Canon lawyer Tony Kerin says the church’s response to the problem of sexual abuse is not yet perfect, “but they’re getting better at it because of experience. It’s like a magistrate in his first year on the bench; after a while he acquires a wisdom about cases.”
Shadbolt says the church should update canon law to ensure that processes are legal and effective. Rome is committed to addressing sexual abuse, Hart says, and he will not appeal the Melbourne rulings because talks with Rome are continuing.

Wider questions remain. The bishops who set up Toward Healing also promised a review to examine whether there were aspects of Catholic culture that had contributed to abuse. Ryan says one issue is celibacy, but she points out, “Sexual abuse takes place in families, in society, so it’s certainly not totally related to celibacy.
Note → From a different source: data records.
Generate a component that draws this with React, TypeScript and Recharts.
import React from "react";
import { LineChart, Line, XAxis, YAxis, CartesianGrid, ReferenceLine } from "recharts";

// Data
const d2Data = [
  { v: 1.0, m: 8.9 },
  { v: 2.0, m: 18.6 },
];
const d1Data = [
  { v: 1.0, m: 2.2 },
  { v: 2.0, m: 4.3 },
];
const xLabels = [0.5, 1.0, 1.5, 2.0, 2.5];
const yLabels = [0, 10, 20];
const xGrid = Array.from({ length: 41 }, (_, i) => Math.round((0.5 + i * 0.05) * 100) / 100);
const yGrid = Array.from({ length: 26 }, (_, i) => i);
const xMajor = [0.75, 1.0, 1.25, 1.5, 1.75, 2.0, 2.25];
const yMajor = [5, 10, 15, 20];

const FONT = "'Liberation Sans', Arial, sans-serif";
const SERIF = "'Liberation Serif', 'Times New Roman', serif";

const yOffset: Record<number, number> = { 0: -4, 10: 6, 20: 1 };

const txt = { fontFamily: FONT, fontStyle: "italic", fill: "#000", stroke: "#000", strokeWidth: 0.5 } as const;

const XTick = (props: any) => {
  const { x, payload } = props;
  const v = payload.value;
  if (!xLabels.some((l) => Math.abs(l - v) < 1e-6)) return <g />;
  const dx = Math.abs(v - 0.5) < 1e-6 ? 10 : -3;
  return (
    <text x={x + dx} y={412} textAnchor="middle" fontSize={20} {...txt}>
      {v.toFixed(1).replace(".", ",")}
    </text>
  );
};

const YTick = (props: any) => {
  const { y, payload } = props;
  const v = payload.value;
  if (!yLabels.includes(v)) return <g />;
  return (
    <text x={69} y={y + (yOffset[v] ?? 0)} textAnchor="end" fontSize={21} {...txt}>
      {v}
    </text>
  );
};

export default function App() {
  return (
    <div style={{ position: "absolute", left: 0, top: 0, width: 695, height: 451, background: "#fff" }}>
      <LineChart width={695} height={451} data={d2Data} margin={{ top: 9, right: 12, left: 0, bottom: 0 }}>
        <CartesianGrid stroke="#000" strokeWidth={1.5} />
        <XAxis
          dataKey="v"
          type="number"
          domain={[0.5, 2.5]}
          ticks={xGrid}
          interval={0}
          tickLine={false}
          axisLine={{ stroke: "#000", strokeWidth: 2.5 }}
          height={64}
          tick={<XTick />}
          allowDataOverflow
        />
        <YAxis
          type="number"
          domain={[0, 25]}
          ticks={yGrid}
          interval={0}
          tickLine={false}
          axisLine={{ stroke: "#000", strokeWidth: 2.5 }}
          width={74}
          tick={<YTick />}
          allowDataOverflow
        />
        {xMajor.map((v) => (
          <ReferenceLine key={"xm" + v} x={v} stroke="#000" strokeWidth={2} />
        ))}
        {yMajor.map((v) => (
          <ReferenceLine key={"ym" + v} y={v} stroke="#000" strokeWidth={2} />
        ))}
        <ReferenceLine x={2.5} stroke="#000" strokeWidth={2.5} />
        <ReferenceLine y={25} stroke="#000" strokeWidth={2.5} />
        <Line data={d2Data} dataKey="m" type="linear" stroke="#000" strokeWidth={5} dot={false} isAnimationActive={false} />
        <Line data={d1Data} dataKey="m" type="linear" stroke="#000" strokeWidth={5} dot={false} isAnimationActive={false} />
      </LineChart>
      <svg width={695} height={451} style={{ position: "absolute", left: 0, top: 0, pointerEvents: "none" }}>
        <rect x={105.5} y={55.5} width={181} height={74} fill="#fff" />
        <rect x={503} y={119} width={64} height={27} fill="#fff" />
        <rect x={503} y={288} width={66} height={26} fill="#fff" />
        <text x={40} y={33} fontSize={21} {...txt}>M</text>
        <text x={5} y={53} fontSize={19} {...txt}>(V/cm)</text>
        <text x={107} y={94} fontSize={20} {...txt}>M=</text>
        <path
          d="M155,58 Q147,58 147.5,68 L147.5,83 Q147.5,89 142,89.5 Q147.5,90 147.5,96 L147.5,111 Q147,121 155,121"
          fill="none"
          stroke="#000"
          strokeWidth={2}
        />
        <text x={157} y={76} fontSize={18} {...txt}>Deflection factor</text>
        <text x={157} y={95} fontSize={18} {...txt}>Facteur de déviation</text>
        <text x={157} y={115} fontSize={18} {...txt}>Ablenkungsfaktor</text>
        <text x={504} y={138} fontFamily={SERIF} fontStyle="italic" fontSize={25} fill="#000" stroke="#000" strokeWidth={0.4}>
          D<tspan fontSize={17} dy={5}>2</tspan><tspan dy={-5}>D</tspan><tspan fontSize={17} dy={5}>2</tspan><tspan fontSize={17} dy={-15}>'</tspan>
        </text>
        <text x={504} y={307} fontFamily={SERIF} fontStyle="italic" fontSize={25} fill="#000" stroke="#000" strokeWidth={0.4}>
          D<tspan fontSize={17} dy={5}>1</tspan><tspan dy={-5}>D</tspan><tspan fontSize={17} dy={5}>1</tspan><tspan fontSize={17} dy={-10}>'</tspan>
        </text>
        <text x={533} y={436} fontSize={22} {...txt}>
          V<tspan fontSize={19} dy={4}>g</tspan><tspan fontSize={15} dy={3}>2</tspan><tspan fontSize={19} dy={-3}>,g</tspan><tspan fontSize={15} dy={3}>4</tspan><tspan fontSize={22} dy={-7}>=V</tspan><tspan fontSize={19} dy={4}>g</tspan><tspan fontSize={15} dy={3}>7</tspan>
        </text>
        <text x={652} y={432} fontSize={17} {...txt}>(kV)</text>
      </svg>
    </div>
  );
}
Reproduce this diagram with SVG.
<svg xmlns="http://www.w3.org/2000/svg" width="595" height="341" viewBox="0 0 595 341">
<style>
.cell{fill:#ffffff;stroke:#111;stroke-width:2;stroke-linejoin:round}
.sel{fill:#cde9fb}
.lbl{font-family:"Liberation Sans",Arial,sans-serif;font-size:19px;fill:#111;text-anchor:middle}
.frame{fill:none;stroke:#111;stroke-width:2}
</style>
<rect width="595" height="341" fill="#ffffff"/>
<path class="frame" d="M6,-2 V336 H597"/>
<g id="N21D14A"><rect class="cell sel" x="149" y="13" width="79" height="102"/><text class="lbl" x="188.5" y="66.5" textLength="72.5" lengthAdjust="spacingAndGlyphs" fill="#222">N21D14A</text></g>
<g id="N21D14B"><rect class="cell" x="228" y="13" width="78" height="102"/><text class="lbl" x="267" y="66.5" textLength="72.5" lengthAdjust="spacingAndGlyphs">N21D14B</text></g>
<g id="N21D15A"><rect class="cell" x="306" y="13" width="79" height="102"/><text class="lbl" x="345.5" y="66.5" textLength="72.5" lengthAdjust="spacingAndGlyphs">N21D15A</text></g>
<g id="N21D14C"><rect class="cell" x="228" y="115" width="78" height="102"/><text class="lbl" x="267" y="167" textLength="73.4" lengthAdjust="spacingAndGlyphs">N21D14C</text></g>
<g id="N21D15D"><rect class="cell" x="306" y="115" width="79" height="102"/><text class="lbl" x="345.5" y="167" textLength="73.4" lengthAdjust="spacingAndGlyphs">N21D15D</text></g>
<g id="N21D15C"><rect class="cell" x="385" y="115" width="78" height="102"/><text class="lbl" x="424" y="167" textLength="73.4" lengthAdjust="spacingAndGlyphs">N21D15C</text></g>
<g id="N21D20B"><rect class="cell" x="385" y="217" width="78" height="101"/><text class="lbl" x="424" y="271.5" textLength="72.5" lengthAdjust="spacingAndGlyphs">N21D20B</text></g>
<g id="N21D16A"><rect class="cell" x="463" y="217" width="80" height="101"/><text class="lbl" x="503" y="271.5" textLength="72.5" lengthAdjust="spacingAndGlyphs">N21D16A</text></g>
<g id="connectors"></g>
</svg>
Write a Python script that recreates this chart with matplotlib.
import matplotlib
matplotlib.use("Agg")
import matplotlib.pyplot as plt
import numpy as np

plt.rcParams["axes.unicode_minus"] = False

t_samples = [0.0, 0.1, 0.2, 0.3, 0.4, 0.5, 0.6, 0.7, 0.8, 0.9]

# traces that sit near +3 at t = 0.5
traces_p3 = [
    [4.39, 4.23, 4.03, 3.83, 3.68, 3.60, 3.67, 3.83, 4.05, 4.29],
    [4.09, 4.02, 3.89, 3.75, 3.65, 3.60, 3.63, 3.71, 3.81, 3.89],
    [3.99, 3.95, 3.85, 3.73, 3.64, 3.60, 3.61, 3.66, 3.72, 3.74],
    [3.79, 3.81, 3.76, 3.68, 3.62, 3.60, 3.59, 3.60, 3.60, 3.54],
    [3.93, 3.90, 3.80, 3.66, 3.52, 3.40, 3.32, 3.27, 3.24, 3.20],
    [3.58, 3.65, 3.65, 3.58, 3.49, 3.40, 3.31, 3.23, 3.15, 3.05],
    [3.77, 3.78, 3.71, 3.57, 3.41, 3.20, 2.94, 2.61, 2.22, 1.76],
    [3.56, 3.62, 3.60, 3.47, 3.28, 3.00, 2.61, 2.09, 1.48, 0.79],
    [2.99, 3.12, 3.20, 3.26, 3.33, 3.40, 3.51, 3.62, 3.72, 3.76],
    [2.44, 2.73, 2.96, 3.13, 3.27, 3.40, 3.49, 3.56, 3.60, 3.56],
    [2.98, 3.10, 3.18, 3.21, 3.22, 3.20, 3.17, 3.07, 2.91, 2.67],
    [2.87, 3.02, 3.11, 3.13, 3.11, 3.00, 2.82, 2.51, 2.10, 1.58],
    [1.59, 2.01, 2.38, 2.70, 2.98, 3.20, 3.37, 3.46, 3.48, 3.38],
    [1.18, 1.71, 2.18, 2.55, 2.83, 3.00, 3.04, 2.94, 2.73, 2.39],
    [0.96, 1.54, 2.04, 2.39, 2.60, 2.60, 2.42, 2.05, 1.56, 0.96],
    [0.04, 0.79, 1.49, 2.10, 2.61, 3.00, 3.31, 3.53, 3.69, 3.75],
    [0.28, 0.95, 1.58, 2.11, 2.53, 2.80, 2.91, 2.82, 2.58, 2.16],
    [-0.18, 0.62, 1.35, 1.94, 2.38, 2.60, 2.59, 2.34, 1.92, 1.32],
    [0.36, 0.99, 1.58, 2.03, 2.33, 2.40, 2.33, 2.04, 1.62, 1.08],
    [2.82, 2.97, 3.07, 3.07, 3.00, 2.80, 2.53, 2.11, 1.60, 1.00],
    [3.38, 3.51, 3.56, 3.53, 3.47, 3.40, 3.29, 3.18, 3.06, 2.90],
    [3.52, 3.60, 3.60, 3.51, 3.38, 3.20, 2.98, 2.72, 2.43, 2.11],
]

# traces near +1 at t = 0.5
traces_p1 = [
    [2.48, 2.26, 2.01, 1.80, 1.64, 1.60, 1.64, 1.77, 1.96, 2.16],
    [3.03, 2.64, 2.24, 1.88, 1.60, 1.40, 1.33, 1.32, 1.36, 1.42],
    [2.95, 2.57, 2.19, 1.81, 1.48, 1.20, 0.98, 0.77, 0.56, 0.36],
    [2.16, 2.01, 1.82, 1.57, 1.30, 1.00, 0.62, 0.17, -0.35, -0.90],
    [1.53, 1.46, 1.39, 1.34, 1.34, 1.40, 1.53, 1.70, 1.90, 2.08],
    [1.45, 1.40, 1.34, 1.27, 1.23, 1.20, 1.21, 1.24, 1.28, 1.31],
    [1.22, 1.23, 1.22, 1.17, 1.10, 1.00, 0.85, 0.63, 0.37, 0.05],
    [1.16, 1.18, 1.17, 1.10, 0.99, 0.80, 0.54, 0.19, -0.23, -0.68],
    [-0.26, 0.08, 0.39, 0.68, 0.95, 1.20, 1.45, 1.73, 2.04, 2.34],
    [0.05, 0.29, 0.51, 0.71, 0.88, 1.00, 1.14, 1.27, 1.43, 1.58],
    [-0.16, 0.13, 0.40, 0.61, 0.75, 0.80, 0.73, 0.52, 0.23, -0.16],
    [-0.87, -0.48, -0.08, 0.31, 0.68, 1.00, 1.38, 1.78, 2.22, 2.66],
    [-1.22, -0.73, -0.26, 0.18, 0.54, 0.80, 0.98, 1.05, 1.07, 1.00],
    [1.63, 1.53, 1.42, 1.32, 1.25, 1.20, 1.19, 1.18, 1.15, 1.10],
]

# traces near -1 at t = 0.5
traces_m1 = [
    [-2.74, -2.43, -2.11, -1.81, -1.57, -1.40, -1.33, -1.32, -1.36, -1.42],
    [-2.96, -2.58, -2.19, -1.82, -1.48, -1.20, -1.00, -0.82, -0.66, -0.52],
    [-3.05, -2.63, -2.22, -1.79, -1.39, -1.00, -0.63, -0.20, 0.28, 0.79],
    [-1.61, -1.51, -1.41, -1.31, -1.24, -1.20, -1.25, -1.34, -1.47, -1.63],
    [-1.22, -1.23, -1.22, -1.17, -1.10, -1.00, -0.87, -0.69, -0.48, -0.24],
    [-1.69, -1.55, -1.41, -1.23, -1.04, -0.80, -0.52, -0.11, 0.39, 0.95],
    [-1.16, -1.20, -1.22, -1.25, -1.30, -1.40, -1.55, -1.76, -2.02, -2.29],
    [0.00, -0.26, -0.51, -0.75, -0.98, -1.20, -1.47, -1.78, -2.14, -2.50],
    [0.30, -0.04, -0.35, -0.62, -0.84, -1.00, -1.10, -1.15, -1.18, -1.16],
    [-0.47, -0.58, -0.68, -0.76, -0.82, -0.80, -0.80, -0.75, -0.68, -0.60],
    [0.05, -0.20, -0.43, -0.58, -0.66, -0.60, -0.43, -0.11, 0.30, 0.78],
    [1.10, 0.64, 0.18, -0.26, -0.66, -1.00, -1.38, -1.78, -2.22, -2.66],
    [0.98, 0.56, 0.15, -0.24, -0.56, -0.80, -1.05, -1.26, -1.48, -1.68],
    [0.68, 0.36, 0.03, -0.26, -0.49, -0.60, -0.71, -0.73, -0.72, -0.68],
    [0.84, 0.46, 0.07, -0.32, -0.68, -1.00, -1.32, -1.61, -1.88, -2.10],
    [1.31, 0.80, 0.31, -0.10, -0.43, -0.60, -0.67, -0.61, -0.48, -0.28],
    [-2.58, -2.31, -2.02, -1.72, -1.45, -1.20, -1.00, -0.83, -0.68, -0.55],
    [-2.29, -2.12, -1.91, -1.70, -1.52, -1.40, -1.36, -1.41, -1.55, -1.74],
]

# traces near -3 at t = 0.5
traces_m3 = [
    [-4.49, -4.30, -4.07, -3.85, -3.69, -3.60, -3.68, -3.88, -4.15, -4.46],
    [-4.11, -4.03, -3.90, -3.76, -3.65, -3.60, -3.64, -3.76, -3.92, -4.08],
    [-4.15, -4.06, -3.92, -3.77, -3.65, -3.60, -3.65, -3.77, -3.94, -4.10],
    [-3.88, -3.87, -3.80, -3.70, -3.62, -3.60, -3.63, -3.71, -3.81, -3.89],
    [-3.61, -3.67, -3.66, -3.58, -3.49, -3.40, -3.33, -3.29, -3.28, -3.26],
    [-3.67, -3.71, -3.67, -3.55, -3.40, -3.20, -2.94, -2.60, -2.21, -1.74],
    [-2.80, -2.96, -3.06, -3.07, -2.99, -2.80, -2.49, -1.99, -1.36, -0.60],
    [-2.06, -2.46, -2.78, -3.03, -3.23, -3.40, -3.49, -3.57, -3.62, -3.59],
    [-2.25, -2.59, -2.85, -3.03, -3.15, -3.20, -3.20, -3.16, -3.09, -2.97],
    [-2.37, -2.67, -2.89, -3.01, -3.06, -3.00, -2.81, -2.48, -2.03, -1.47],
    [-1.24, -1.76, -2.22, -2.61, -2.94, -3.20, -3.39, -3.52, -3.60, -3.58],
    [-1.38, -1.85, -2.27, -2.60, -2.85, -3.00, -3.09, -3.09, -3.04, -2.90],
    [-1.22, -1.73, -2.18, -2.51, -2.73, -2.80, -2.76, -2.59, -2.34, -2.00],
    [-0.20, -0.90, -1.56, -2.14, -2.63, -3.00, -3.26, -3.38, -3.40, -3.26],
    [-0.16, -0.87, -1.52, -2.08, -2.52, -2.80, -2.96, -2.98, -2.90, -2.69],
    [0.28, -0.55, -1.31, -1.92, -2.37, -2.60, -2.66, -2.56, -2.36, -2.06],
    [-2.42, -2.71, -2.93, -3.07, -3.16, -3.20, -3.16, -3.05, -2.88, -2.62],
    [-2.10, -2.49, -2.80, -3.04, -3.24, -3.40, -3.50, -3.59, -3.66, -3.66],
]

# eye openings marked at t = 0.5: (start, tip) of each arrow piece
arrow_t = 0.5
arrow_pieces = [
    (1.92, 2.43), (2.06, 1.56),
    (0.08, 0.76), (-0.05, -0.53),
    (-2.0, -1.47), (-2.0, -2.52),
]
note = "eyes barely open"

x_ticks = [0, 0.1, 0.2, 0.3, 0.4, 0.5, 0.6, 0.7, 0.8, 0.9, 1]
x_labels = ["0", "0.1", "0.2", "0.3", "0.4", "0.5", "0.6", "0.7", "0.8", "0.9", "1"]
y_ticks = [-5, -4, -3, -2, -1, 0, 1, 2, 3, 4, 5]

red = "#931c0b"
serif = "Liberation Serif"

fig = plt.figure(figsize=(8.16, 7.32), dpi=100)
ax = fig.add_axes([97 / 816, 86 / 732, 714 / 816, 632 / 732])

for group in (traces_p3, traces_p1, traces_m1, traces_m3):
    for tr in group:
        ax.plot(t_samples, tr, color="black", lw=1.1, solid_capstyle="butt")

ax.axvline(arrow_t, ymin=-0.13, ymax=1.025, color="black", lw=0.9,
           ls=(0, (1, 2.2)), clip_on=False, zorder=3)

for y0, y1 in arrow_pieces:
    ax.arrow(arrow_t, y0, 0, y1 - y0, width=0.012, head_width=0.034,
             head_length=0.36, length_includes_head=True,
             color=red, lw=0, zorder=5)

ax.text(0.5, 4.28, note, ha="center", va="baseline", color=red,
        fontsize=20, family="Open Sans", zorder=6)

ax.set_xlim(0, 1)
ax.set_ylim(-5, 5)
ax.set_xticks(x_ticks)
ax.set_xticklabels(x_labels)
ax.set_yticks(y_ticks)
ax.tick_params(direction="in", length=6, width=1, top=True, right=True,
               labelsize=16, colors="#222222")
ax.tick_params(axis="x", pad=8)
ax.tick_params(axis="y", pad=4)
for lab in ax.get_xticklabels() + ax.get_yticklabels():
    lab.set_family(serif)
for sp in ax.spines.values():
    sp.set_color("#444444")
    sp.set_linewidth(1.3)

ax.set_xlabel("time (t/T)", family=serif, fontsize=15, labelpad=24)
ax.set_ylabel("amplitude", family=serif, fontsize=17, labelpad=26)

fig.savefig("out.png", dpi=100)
“I suppose at the root of the questions we are looking at is what are the reasons that brought people to the priesthood or religious life, and does the trust that was placed in these people give them privileged access to an availability of people?

“At another level, you have got a real question about the ability to talk about sexuality in society 30 to 40 years ago, which is when a lot of these people were trained in the spirit of the times and with the taboos of the times.”

When it comes to trial and punishment, it seems that the Australian church will continue to go its own way while it waits for Rome to catch up with this particular dilemma of the modern world.

Hart plans to proceed with care. “I think I have to show more respect for what the church asks of me and the way I go about it. I will continue the discussion. But the church acknowledges that bishops have serious responsibilities and some of them are not always written down.”